MATERIAL PROVIDED:
☆ ☆ ☆ ☆

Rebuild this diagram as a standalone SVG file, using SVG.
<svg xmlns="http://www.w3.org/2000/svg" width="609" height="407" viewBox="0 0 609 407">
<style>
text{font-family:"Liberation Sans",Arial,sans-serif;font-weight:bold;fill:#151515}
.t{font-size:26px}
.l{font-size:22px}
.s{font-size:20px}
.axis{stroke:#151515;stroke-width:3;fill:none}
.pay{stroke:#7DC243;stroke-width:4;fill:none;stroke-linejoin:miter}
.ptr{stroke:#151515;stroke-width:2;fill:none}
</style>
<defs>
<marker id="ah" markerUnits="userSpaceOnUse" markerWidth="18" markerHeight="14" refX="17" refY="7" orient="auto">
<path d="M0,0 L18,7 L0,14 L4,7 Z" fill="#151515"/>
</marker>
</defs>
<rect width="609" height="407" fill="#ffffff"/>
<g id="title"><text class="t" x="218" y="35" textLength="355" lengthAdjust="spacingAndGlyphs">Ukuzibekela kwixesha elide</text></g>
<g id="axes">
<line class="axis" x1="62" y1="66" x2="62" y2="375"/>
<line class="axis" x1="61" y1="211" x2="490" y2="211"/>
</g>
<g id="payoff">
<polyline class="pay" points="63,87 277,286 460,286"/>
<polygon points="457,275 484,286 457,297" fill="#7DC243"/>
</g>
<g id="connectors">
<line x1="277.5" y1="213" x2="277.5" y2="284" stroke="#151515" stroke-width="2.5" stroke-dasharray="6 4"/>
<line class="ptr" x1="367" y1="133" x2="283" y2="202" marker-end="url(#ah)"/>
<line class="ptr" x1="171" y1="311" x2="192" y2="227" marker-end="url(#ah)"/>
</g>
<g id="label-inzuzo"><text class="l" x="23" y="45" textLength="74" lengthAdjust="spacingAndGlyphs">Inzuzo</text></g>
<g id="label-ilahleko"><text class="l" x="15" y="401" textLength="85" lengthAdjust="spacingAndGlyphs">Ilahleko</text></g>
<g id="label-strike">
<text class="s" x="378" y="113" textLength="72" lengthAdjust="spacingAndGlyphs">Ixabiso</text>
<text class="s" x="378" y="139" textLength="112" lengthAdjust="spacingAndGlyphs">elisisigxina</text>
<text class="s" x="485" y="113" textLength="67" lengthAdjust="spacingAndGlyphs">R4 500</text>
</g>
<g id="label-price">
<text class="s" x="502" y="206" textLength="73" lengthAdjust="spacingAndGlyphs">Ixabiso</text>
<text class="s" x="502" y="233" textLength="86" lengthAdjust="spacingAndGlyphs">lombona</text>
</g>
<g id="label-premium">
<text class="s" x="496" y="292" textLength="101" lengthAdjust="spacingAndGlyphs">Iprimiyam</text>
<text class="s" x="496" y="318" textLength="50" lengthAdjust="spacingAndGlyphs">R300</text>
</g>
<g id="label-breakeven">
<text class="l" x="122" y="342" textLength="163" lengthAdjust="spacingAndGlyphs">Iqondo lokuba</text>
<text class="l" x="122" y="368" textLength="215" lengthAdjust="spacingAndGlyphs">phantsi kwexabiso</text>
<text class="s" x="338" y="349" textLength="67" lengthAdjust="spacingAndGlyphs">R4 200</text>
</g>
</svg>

☆ ☆ ☆ ☆

PROBLEM REQUIREMENTS: Please reproduce each line exactly as written.

TASK SOLUTION:
Rebuild this diagram as a standalone SVG file, using SVG.
<svg xmlns="http://www.w3.org/2000/svg" width="609" height="407" viewBox="0 0 609 407">
<style>
text{font-family:"Liberation Sans",Arial,sans-serif;font-weight:bold;fill:#151515}
.t{font-size:26px}
.l{font-size:22px}
.s{font-size:20px}
.axis{stroke:#151515;stroke-width:3;fill:none}
.pay{stroke:#7DC243;stroke-width:4;fill:none;stroke-linejoin:miter}
.ptr{stroke:#151515;stroke-width:2;fill:none}
</style>
<defs>
<marker id="ah" markerUnits="userSpaceOnUse" markerWidth="18" markerHeight="14" refX="17" refY="7" orient="auto">
<path d="M0,0 L18,7 L0,14 L4,7 Z" fill="#151515"/>
</marker>
</defs>
<rect width="609" height="407" fill="#ffffff"/>
<g id="title"><text class="t" x="218" y="35" textLength="355" lengthAdjust="spacingAndGlyphs">Ukuzibekela kwixesha elide</text></g>
<g id="axes">
<line class="axis" x1="62" y1="66" x2="62" y2="375"/>
<line class="axis" x1="61" y1="211" x2="490" y2="211"/>
</g>
<g id="payoff">
<polyline class="pay" points="63,87 277,286 460,286"/>
<polygon points="457,275 484,286 457,297" fill="#7DC243"/>
</g>
<g id="connectors">
<line x1="277.5" y1="213" x2="277.5" y2="284" stroke="#151515" stroke-width="2.5" stroke-dasharray="6 4"/>
<line class="ptr" x1="367" y1="133" x2="283" y2="202" marker-end="url(#ah)"/>
<line class="ptr" x1="171" y1="311" x2="192" y2="227" marker-end="url(#ah)"/>
</g>
<g id="label-inzuzo"><text class="l" x="23" y="45" textLength="74" lengthAdjust="spacingAndGlyphs">Inzuzo</text></g>
<g id="label-ilahleko"><text class="l" x="15" y="401" textLength="85" lengthAdjust="spacingAndGlyphs">Ilahleko</text></g>
<g id="label-strike">
<text class="s" x="378" y="113" textLength="72" lengthAdjust="spacingAndGlyphs">Ixabiso</text>
<text class="s" x="378" y="139" textLength="112" lengthAdjust="spacingAndGlyphs">elisisigxina</text>
<text class="s" x="485" y="113" textLength="67" lengthAdjust="spacingAndGlyphs">R4 500</text>
</g>
<g id="label-price">
<text class="s" x="502" y="206" textLength="73" lengthAdjust="spacingAndGlyphs">Ixabiso</text>
<text class="s" x="502" y="233" textLength="86" lengthAdjust="spacingAndGlyphs">lombona</text>
</g>
<g id="label-premium">
<text class="s" x="496" y="292" textLength="101" lengthAdjust="spacingAndGlyphs">Iprimiyam</text>
<text class="s" x="496" y="318" textLength="50" lengthAdjust="spacingAndGlyphs">R300</text>
</g>
<g id="label-breakeven">
<text class="l" x="122" y="342" textLength="163" lengthAdjust="spacingAndGlyphs">Iqondo lokuba</text>
<text class="l" x="122" y="368" textLength="215" lengthAdjust="spacingAndGlyphs">phantsi kwexabiso</text>
<text class="s" x="338" y="349" textLength="67" lengthAdjust="spacingAndGlyphs">R4 200</text>
</g>
</svg>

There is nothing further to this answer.